I more or less agree with everything Saddam has said, which is a very strange feeling to have. I went in with pretty low expectations to just have a visually-pleasing, toothless spectacle, but it was actually pretty bad IMO. Palpatine's resurrection and main villainry (complete with hanging from the live-action Animus and just going "rahh" with his fingers a few times) was such a safe, predictable, bland, cop-out choice for a climax. As was the "I am your grandfather" twist. It really does feel like a twist for the sake of having a twist, and all I could think of when I realized what it was going to be (as soon as Palpatine said "she's not who you think she is") was Spaceballs' "I am your father’s brother’s nephew’s cousin’s former roommate" scene. Rey's parents literally being unimportant was so refreshing to me, the idea that the Force doesn't just follow a few specific bloodlines religiously. But Abrams, much like Shyamalan, just can't resist a twist.
I was at least hoping for some entertaining choreography, but even most of the fight scenes were cuts every second or two and flailing lightsabers with the occasional spin or flip, nothing that great. I know the prequels kind of killed that sort of fight, since the original trilogy's bushido-based(?) fights were usually pretty good, but after a few actually visually interesting skirmishes in The Last Jedi I had a new hope. Alas.

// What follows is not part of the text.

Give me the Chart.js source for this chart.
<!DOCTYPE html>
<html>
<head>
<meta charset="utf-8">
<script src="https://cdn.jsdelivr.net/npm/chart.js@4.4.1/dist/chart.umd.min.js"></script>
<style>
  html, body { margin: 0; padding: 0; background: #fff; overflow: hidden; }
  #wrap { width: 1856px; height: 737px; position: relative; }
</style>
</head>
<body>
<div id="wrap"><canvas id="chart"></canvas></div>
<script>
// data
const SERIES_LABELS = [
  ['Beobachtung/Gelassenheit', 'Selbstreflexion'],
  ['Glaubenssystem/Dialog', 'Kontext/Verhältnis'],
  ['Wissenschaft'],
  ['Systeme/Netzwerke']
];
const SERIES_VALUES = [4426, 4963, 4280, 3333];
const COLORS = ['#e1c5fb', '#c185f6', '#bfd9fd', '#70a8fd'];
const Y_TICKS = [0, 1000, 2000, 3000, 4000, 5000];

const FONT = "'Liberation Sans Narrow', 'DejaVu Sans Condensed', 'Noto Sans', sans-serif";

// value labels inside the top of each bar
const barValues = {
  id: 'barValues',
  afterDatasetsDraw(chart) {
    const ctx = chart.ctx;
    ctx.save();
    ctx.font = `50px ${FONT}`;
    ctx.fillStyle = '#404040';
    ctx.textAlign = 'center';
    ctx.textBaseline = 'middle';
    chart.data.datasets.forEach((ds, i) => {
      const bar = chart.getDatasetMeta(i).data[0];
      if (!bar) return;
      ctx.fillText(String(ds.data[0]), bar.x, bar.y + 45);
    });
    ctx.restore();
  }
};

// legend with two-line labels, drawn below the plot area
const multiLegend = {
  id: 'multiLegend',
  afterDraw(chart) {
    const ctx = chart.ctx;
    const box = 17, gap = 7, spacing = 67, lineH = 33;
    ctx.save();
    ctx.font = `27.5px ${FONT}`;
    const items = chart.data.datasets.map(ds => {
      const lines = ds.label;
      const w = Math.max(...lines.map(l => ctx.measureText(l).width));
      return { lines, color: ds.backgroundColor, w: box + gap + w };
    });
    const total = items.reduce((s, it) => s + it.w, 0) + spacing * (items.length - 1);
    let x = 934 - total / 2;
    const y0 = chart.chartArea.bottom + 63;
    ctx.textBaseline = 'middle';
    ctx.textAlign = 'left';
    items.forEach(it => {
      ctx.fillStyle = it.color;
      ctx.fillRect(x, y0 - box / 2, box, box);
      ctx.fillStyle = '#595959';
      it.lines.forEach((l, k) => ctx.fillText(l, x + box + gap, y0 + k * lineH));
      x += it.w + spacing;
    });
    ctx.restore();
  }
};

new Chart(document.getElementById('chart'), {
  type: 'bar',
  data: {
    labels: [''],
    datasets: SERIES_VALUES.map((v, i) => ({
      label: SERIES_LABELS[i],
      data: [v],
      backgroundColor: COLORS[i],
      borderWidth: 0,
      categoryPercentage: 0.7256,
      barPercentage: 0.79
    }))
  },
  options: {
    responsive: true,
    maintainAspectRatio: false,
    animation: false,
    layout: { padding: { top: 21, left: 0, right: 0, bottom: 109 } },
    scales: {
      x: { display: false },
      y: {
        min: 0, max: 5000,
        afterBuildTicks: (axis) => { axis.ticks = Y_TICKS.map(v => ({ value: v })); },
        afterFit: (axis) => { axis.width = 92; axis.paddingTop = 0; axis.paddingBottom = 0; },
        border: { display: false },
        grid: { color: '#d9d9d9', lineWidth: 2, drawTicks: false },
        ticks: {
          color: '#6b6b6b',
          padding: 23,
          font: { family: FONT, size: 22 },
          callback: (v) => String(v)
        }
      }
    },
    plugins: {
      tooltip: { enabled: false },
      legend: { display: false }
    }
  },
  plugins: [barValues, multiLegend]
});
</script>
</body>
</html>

The time gimmick of the film (they're going to launch in 15 hours!!!) made me roll my eyes the second it was out of Poe's mouth, as I was just lamenting earlier the forced breakneck pace of many adventure and action films, all the dumb time-limit stakes (made me think of Spider-Man: "Watch this, he's gonna say 'you've got 24 hours'" Fisk: "You've got 24 hours!"), and all the tension was dissipated—for me, at least—on the first fake-out death with Chewie and made me realize, oh, even though this is the final film of the trilogy trilogy we're probably only going to lose a side character and Kylo, since I was pretty confident they'd kill him off the second he redeemed himself because, again, Abrams is the "can I copy your homework?" "sure just change a few words so it's not obvious" of directors/writers. A bit hyperbolic, obviously, but not as much as I'd like.

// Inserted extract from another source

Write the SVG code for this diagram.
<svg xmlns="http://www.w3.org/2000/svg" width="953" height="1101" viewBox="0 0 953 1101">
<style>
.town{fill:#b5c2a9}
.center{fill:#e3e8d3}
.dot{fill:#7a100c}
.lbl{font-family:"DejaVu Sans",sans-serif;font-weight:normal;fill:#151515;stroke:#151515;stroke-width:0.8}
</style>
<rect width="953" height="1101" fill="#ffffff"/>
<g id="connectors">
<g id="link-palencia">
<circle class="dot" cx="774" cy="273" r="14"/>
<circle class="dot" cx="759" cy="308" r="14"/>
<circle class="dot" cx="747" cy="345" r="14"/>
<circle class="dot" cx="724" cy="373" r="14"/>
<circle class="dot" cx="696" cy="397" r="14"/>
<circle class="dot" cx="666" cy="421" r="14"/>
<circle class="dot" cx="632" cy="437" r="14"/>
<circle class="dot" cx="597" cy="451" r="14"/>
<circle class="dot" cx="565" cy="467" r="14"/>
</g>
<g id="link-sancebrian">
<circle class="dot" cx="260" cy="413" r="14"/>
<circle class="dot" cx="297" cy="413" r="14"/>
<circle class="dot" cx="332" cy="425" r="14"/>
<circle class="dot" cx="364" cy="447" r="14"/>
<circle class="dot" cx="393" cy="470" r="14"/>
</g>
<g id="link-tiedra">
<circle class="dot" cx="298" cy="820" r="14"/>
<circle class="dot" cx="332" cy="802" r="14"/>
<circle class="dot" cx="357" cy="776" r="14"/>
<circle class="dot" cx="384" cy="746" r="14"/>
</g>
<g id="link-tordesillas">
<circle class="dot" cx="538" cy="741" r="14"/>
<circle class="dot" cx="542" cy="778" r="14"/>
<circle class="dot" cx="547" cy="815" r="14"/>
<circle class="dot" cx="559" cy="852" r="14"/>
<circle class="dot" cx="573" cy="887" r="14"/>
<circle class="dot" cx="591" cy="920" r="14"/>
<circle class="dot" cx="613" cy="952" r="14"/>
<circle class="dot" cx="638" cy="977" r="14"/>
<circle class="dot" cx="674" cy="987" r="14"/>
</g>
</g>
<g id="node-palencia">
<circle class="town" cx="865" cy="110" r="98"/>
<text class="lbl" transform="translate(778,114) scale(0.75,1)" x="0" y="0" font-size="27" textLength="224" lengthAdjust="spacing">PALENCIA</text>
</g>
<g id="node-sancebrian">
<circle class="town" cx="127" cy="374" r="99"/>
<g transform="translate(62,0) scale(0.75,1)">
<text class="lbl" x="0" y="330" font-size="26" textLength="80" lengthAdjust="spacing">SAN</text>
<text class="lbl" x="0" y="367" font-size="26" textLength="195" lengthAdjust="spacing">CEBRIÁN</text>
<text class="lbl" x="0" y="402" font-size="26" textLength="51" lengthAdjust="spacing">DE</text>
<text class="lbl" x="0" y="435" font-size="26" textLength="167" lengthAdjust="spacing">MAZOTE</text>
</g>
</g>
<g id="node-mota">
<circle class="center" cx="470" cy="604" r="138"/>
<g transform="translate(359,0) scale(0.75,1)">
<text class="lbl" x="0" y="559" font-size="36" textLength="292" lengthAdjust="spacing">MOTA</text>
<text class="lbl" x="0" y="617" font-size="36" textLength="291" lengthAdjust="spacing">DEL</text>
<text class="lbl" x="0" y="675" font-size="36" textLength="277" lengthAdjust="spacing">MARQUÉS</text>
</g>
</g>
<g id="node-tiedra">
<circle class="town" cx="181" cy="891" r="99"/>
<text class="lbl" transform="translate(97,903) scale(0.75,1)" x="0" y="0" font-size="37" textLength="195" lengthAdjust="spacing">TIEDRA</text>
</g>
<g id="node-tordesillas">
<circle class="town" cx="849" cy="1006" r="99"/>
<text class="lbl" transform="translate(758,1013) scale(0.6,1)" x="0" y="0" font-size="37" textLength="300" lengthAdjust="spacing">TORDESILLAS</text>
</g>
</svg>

I was kind of sad they didn't take the Finn/Poe route because they genuinely had that kind of chemistry on-screen. Rey/Kylo was expected because they're both main characters of opposite genders, not that it mattered for long. The most interesting thing between them was the extreme "Force dyad" connection between them that Rian introduced. When they battled via Force connection I thought that was fantastic, and the Chekhov's gun cleverness of the lightsaber swap. I enjoyed the epic scope of some of the shots, they did a pretty good job of really emphasizing the vastness of the universe and worlds in certain scenes. The music was mostly good. I'm sure there are a few other things I enjoyed but nothing else is immediately coming to mind.

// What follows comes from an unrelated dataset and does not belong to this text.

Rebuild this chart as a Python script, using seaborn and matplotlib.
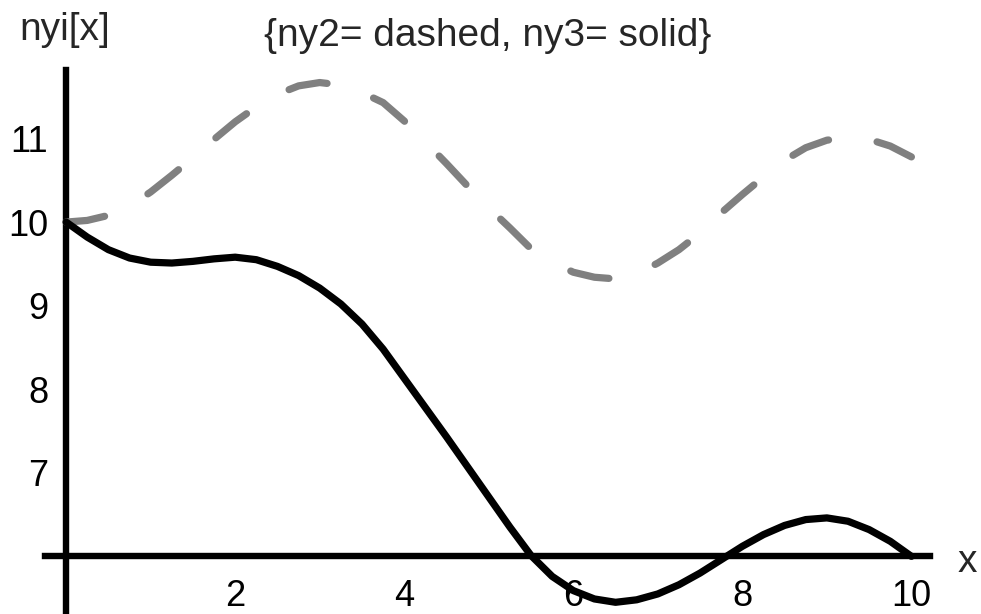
import numpy as np
import pandas as pd
import matplotlib
matplotlib.use("Agg")
import matplotlib.pyplot as plt
import seaborn as sns

# sample positions along x
x_vals = [0.0, 0.25, 0.5, 0.75, 1.0, 1.25, 1.5, 1.75, 2.0, 2.25, 2.5, 2.75,
          3.0, 3.25, 3.5, 3.75, 4.0, 4.25, 4.5, 4.75, 5.0, 5.25, 5.5, 5.75,
          6.0, 6.25, 6.5, 6.75, 7.0, 7.25, 7.5, 7.75, 8.0, 8.25, 8.5, 8.75,
          9.0, 9.25, 9.5, 9.75, 10.0]

# ny2 (dashed)
ny2 = [10.00, 10.02, 10.08, 10.19, 10.36, 10.56, 10.77, 10.99, 11.20, 11.38,
       11.53, 11.63, 11.67, 11.64, 11.55, 11.43, 11.21, 10.96, 10.70, 10.43,
       10.17, 9.93, 9.68, 9.52, 9.40, 9.34, 9.32, 9.38, 9.51, 9.67,
       9.87, 10.11, 10.33, 10.54, 10.74, 10.89, 10.98, 11.01, 10.99, 10.91,
       10.78]

# ny3 (solid)
ny3 = [10.00, 9.82, 9.67, 9.57, 9.52, 9.51, 9.53, 9.56, 9.58, 9.55,
       9.47, 9.36, 9.21, 9.02, 8.78, 8.48, 8.13, 7.78, 7.43, 7.07,
       6.71, 6.35, 6.01, 5.76, 5.59, 5.49, 5.45, 5.48, 5.55, 5.66,
       5.80, 5.96, 6.12, 6.26, 6.37, 6.44, 6.46, 6.42, 6.32, 6.18,
       6.00]

x_ticks = [2, 4, 6, 8, 10]
y_ticks = [7, 8, 9, 10, 11]

title_text = "{ny2= dashed, ny3= solid}"
y_label = "nyi[x]"
x_label = "x"

sns.set_style("white")
plt.rcParams["font.family"] = ["Liberation Sans", "DejaVu Sans"]

W, H = 981, 614
fig = plt.figure(figsize=(W / 100, H / 100), dpi=100)
ax = fig.add_axes([45 / W, 0.0, (930 - 45) / W, (614 - 70) / H])
ax.set_facecolor("white")

df = pd.DataFrame({"x": x_vals, "ny2": ny2, "ny3": ny3})

sns.lineplot(data=df, x="x", y="ny2", ax=ax, color="#808080", lw=5.2,
             linestyle=(0, (5.4, 6.8)), dash_capstyle="round",
             dash_joinstyle="round", solid_capstyle="round", zorder=3)
sns.lineplot(data=df, x="x", y="ny3", ax=ax, color="black", lw=5.2,
             solid_capstyle="round", solid_joinstyle="round", zorder=4)

ax.set_xlim(-0.25, 10.22)
ax.set_ylim(5.31, 11.82)

# axes crossing at (0, 6)
for side in ("top", "right"):
    ax.spines[side].set_visible(False)
ax.spines["left"].set_position(("data", 0))
ax.spines["bottom"].set_position(("data", 6))
for side in ("left", "bottom"):
    ax.spines[side].set_linewidth(4.6)
    ax.spines[side].set_color("black")
    ax.spines[side].set_zorder(2)

ax.set_xticks(x_ticks)
ax.set_yticks(y_ticks)
ax.set_xticklabels([str(t) for t in x_ticks])
ax.set_yticklabels([str(t) for t in y_ticks])
ax.tick_params(axis="x", direction="in", length=6, width=0.8, pad=16.0,
               labelsize=26, colors="black")
ax.tick_params(axis="y", direction="in", length=6, width=0.8, pad=13.0,
               labelsize=26, colors="black")
ax.set_xlabel("")
ax.set_ylabel("")

fig.text(65 / W, 1 - 40 / H, y_label, ha="center", va="baseline", fontsize=28)
fig.text(488 / W, 1 - 46 / H, title_text, ha="center", va="baseline", fontsize=28)
fig.text(967 / W, 1 - 562 / H, x_label, ha="center", va="center", fontsize=28)

fig.savefig("out.png", dpi=100, facecolor="white")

I could go on with what I didn't like, but I feel three paragraphs is enough for now. It had a few entertaining parts but for the most part I thought it was pretty bad. I'm okay with the 5/10 reviews it's been getting, though I feel more inclined towards 4. It's pretty clear this saga (with the exception of VIII) was not made for me, but as someone who grew up with the series it sucks that this janky-ass unimaginative final film is the conclusion we get. I'm curious what Lucas' final trilogy would have looked like now.